SEMINOLE COUNTY, Fla. – Seminole County Public Schools say they are ready to welcome back more than 4,500 students to face-to-face for the start of the second nine weeks beginning on Monday.
Of the 10,437 surveys returned to the district, school officials said 4,546 wanted to return to in-person learning.
Seminole Schools added nearly 6,000 of the 26,529 students learning remotely through the Seminole Connect program will not change their method of learning.
However, inside Winter Springs High School, Principal Pete Gaffney is getting ready to welcome back about 90 to 100 students, he said.
“We are welcoming the students with open arms, we can’t wait to have them back,” Gaffney said. “We have all of the safety and health protocols in place and we are excited to get them back on campus.”
Gaffney showed News 6 a physical science and chemistry classroom where already 20 desks were set up with partitions.

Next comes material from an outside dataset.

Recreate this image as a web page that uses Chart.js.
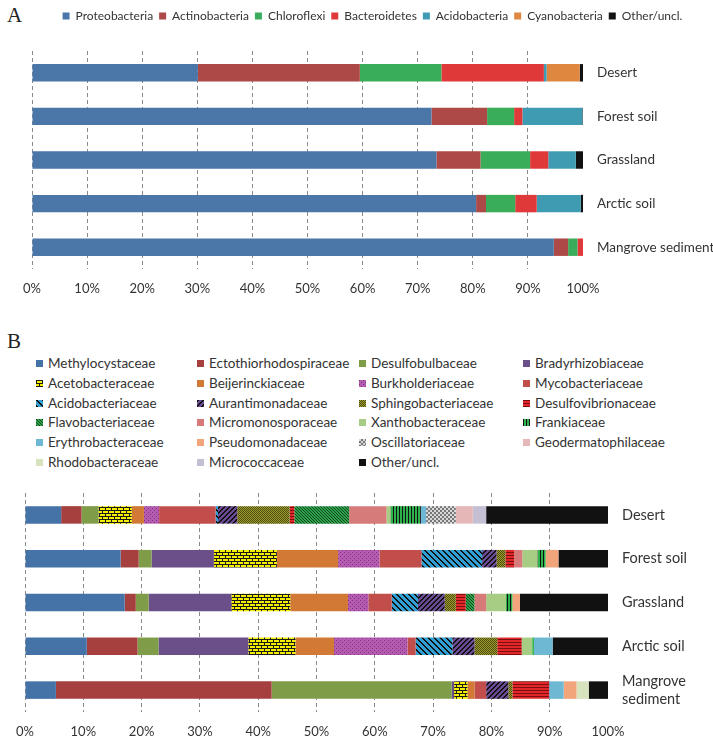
<!DOCTYPE html>
<html>
<head>
<meta charset="utf-8">
<script src="https://cdn.jsdelivr.net/npm/chart.js@4.4.1/dist/chart.umd.min.js"></script>
<style>
  body { margin: 0; background: #fff; }
  #page { position: relative; width: 713px; height: 739px; overflow: hidden; }
  .panel { position: absolute; left: 7px; font: 21px "Liberation Serif", serif; color: #222; }
  #chartA { position: absolute; left: 0; top: 0; }
  #chartB { position: absolute; left: 0; top: 480px; }
  .li { position: absolute; font: 13.5px Lato, sans-serif; color: #333; white-space: nowrap; line-height: 16px; }
  .li canvas { position: absolute; left: 0; top: 5px; }
  .li span { position: absolute; left: 12px; top: 0; }
</style>
</head>
<body>
<div id="page">
  <div class="panel" style="top:3px">A</div>
  <div class="panel" style="top:329px">B</div>
  <canvas id="chartA" width="713" height="300"></canvas>
  <canvas id="chartB" width="713" height="259"></canvas>
</div>
<script>
// ---- A: phyla ----
const sitesA = ['Desert', 'Forest soil', 'Grassland', 'Arctic soil', 'Mangrove sediment'];
const phyla = ['Proteobacteria', 'Actinobacteria', 'Chloroflexi', 'Bacteroidetes', 'Acidobacteria', 'Cyanobacteria', 'Other/uncl.'];
const desertA   = [30.1, 29.4, 14.8, 18.6, 0.5, 6.0, 0.6];
const forestA   = [72.5, 10.1, 4.9, 1.5, 10.9, 0, 0.1];
const grassA    = [73.4, 8.0, 9.0, 3.3, 5.0, 0, 1.3];
const arcticA   = [80.6, 1.8, 5.3, 3.9, 8.0, 0, 0.4];
const mangroveA = [94.7, 2.6, 1.7, 1.0, 0, 0, 0];

// ---- B: families ----
const sitesB = ['Desert', 'Forest soil', 'Grassland', 'Arctic soil', ['Mangrove', 'sediment']];
const families = ['Methylocystaceae', 'Ectothiorhodospiraceae', 'Desulfobulbaceae', 'Bradyrhizobiaceae',
  'Acetobacteraceae', 'Beijerinckiaceae', 'Burkholderiaceae', 'Mycobacteriaceae',
  'Acidobacteriaceae', 'Aurantimonadaceae', 'Sphingobacteriaceae', 'Desulfovibrionaceae',
  'Flavobacteriaceae', 'Micromonosporaceae', 'Xanthobacteraceae', 'Frankiaceae',
  'Erythrobacteraceae', 'Pseudomonadaceae', 'Oscillatoriaceae', 'Geodermatophilaceae',
  'Rhodobacteraceae', 'Micrococcaceae', 'Other/uncl.'];
const desertB   = [6.2, 3.5, 2.9, 0, 5.7, 2.1, 2.6, 9.7, 0.4, 3.3, 9.0, 0.8, 9.4, 6.4, 0.7, 5.2, 0.9, 0, 5.1, 2.9, 0, 2.3, 20.9];
const forestB   = [16.4, 3.1, 2.2, 10.7, 10.8, 10.5, 7.1, 7.2, 10.4, 2.5, 1.5, 1.5, 0, 1.4, 2.6, 1.4, 0, 2.2, 0, 0, 0, 0, 8.5];
const grassB    = [17.1, 1.9, 2.2, 14.2, 10.1, 9.9, 3.5, 4.0, 4.5, 4.6, 1.9, 1.7, 1.5, 2.0, 3.4, 1.1, 0, 1.3, 0, 0, 0, 0, 15.1];
const arcticB   = [10.6, 8.7, 3.6, 15.4, 8.1, 6.6, 12.6, 1.4, 6.3, 3.8, 3.9, 4.2, 0, 0, 1.8, 0.3, 3.2, 0, 0, 0, 0, 0, 9.5];
const mangroveB = [5.3, 37.0, 30.9, 0.4, 2.3, 1.2, 0, 2.0, 0, 3.8, 0.7, 6.3, 0, 0, 0, 0, 2.5, 2.2, 0, 0, 2.1, 0, 3.3];

const xTicks = [0, 10, 20, 30, 40, 50, 60, 70, 80, 90, 100];

Chart.defaults.font.family = 'Lato, sans-serif';
Chart.defaults.color = '#333';

const colorsA = ['#4a76a8', '#ad4946', '#3aad5a', '#e0393a', '#3f9bb2', '#df873e', '#111111'];

// pixel tiles for the hatched fills
function tile(w, h, bg, fg, on) {
  const c = document.createElement('canvas');
  c.width = w; c.height = h;
  const g = c.getContext('2d');
  g.fillStyle = bg; g.fillRect(0, 0, w, h);
  g.fillStyle = fg;
  for (let y = 0; y < h; y++)
    for (let x = 0; x < w; x++)
      if (on(x, y)) g.fillRect(x, y, 1, 1);
  return g.createPattern(c, 'repeat');
}

const fillsB = [
  '#4572a7', '#a5403f', '#7f9d48', '#6b4f88',
  tile(6, 6, '#f4ee00', '#1a1a1a', (x, y) => y === 0 || y === 3 || (y < 3 && x === 0) || (y > 3 && x === 3)),
  '#d27a35',
  tile(4, 4, '#b55cb2', '#7a3478', (x, y) => (x === 0 && y === 0) || (x === 2 && y === 2)),
  '#c24e4b',
  tile(6, 6, '#2f9fd4', '#111', (x, y) => ((x - y + 12) % 6) < 2),
  tile(5, 5, '#6a4a95', '#111', (x, y) => ((x + y) % 5) < 2),
  tile(2, 2, '#a09e2e', '#4d4c10', (x, y) => (x + y) % 2 === 0),
  tile(3, 3, '#e3262a', '#7a1010', (x, y) => y === 0),
  tile(3, 3, '#2fa04c', '#0e4a1e', (x, y) => ((x - y + 6) % 3) === 0),
  '#d67b7a', '#a7cd85',
  tile(3, 3, '#2eb34c', '#111', (x, y) => x === 0),
  '#6eb8d4', '#f2a57a',
  tile(4, 4, '#777', '#d8d8d8', (x, y) => (((x >> 1) + (y >> 1)) % 2) === 0),
  '#e5b8b7', '#d6e3bc', '#c5bfd3', '#111111'
];

function legendHeight(h) {
  return {
    id: 'legendHeight',
    beforeInit(chart) {
      const fit = chart.legend.fit;
      chart.legend.fit = function () { fit.call(this); this.height = h; };
    }
  };
}

function xScale(height) {
  return {
    stacked: true, min: 0, max: 100,
    afterBuildTicks: s => { s.ticks = xTicks.map(v => ({ value: v })); },
    ticks: { callback: v => v + '%', padding: 12, font: { size: 13 }, color: '#333', maxRotation: 0 },
    grid: { color: c => (c.tick && c.tick.value === 100) ? 'rgba(0,0,0,0)' : '#8a8a8a', drawTicks: false },
    border: { display: false, dash: [4, 3] },
    afterFit: s => { s.height = height; }
  };
}

function yScale(width, size) {
  return {
    stacked: true, position: 'right',
    grid: { display: false, drawTicks: false }, border: { display: false },
    ticks: { padding: 14, font: { size: size, lineHeight: 1.25 }, color: '#333' },
    afterFit: s => { s.width = width; s.paddingTop = 0; s.paddingBottom = 0; }
  };
}

const rowsA = [desertA, forestA, grassA, arcticA, mangroveA];
new Chart(document.getElementById('chartA'), {
  type: 'bar',
  data: {
    labels: sitesA,
    datasets: phyla.map((p, i) => ({
      label: p, data: rowsA.map(r => r[i]), backgroundColor: colorsA[i], borderWidth: 0
    }))
  },
  options: {
    responsive: false, animation: false, indexAxis: 'y',
    layout: { padding: { left: 32, right: 0, top: 4, bottom: 0 } },
    datasets: { bar: { categoryPercentage: 1, barPercentage: 0.4 } },
    scales: { x: xScale(31), y: yScale(130, 13.5) },
    plugins: {
      legend: { position: 'top', labels: { boxWidth: 7, boxHeight: 7, padding: 6, font: { size: 12 }, color: '#333' } },
      tooltip: { enabled: false }
    }
  },
  plugins: [legendHeight(47)]
});

const rowsB = [desertB, forestB, grassB, arcticB, mangroveB];
new Chart(document.getElementById('chartB'), {
  type: 'bar',
  data: {
    labels: sitesB,
    datasets: families.map((f, i) => ({
      label: f, data: rowsB.map(r => r[i]), backgroundColor: fillsB[i], borderWidth: 0
    }))
  },
  options: {
    responsive: false, animation: false, indexAxis: 'y',
    layout: { padding: { left: 25, right: 0, top: 13, bottom: 0 } },
    datasets: { bar: { categoryPercentage: 1, barPercentage: 0.4 } },
    scales: { x: xScale(27), y: yScale(105, 14.5) },
    plugins: { legend: { display: false }, tooltip: { enabled: false } }
  }
});

// legend for B laid out as a 4-column grid
const colX = [36, 197, 359, 523];
const rowY = [363, 383, 403, 422, 442, 462];
const page = document.getElementById('page');
families.forEach((f, i) => {
  const d = document.createElement('div');
  d.className = 'li';
  d.style.left = colX[i % 4] + 'px';
  d.style.top = (rowY[Math.floor(i / 4)] - 8) + 'px';
  const sw = document.createElement('canvas');
  sw.width = 7; sw.height = 7;
  const g = sw.getContext('2d');
  g.fillStyle = fillsB[i]; g.fillRect(0, 0, 7, 7);
  const t = document.createElement('span');
  t.textContent = f;
  d.appendChild(sw); d.appendChild(t);
  page.appendChild(d);
});
</script>
</body>
</html>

He said they are working to use all space available to add any more students.
“We are going to spread them out as much as possible, continue to wear the face covering, continue with desk partitions to make sure we are spaced out and we are going to mist the classroom every night,” Gaffney said.

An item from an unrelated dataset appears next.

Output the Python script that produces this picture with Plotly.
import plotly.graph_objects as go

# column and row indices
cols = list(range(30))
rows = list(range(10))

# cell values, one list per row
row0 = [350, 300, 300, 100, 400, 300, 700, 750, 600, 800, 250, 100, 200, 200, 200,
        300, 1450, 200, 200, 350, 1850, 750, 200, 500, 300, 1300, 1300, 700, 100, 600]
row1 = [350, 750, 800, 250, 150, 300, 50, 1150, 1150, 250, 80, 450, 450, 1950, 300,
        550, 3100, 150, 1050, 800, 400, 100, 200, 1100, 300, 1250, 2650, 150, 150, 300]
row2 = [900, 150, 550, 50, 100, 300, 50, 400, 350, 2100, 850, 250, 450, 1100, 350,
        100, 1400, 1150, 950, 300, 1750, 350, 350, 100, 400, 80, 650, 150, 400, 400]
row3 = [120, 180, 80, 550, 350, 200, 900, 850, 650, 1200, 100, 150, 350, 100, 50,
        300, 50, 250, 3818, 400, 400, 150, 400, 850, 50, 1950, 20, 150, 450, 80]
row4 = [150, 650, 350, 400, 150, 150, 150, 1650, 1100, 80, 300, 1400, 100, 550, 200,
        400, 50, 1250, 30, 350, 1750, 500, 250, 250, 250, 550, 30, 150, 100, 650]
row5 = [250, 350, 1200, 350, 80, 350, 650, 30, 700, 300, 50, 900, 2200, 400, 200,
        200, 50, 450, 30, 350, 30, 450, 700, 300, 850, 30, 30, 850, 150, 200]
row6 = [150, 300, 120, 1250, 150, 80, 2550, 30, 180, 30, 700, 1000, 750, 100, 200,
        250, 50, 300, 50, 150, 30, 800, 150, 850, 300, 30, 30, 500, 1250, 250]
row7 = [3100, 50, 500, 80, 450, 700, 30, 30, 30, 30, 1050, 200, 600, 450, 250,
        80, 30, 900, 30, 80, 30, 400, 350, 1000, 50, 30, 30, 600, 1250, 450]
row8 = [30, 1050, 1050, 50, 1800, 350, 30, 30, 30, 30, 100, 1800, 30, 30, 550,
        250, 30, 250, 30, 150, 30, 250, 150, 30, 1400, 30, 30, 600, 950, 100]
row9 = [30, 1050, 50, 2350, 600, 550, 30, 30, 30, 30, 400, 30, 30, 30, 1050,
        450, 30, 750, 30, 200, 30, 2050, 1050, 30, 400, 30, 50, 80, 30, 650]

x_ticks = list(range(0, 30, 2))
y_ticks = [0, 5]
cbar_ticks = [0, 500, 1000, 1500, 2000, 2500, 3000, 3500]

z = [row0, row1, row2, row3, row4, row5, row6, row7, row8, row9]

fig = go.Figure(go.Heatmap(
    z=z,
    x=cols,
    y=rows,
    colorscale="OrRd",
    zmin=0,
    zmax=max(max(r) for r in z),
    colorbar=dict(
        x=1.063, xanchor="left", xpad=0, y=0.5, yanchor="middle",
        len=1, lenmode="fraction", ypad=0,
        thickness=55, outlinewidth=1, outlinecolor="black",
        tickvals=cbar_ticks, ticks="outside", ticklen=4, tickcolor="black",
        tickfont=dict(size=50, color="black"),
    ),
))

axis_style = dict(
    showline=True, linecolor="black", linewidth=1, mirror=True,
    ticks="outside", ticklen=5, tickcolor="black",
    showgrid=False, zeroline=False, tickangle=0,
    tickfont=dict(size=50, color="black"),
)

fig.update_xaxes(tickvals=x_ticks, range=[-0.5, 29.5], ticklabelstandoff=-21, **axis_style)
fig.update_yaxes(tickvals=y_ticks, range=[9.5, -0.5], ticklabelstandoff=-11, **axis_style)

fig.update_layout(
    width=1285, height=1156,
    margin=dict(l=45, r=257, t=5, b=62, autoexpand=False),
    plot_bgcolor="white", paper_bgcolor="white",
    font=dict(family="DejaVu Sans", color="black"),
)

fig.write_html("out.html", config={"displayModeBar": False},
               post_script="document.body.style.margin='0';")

Gaffney said he’s grateful the district invested in ordering 35,000 desk partitions at the start of the school year, which school officials said they have on continuous stock as more students return to class. Some of that extra stock in PPE is partly thanks to Seminole County giving SCPS an additional $5 million in federal CARES Act money.
“Any time teachers tell us they need more, we put them an order and they get here in a couple of days time,” Gaffney said.
Seminole County Schools is also on standby for a shipment of free Binax rapid tests that the governor announced will be shipped to school districts by the end of the week.
“The fact that we are getting these will be helpful to us, but we are still waiting on those details on how to use them and the guidelines provided,” SCPS spokesman Michael Lawrence said.
However, Dan Smith, president of the teacher’s union Seminole Education Association, in a statement to News 6 shared his concerns with so many students returning face-to-face, specifically in regards to class sizes and high-risk teachers asked to come back.
"Our teachers range from being ready to do whatever is needed for our students – to being afraid as class sizes will exceed any safe-sizes. Seminole County Public Schools is not transparent regarding information on what the plan is to return students to the classroom. Teachers are not being told how many students are returning to their classes; teachers who were given remote accommodations in August, due to being at high risk, are being asked to return to class.
"As we are in a pandemic, the district should control the flow of returning students and wait until it is safe for students to return – but the district is allowing parents unlimited choice to change whenever they like. Parents would understand, under the current circumstances, that safety should be the priority over a parent’s want to return their child to face to face. Unfortunately, the district is not placing safety as the priority in returning students to the classroom.
“I will say that K-3 is overall safe numbers. Grades 6-12 are already high numbers. With 4500 kids returning and no additional teachers being hired – G-d help us all,” Smith wrote.
In response, Seminole County Schools said the plan to allow for parents to have this choice at the second quarter was the plan since the beginning of the second quarter.
"Many of the state restrictions have been lifted however, our district has chosen to maintain and keep our safety protocols in place as we had developed at the beginning of this school year.
We are being extremely accommodating and fair to both our hard working families and teachers to ensure we keep things as safe as possible and meet their instructional needs to the best of our ability.
In addition, we’ve worked together with the union and our community to develop the protocols and parameters we currently have in place. This has always been a team effort every step of the way. The district will continue to be flexible and adjust accordingly with whatever challenges and obstacles come our way. Just as we have from the beginning.
This is new territory for all of us, but despite this unforeseen pandemic, we maintain our commitment to make this school year the best it possibly can be and continue to move forward...together," Lawrence said in a statement.
Last month, Orange County announced that 15,792 of its students are changing from learning virtually to face-to-face for the second quarter, which also begins on Monday.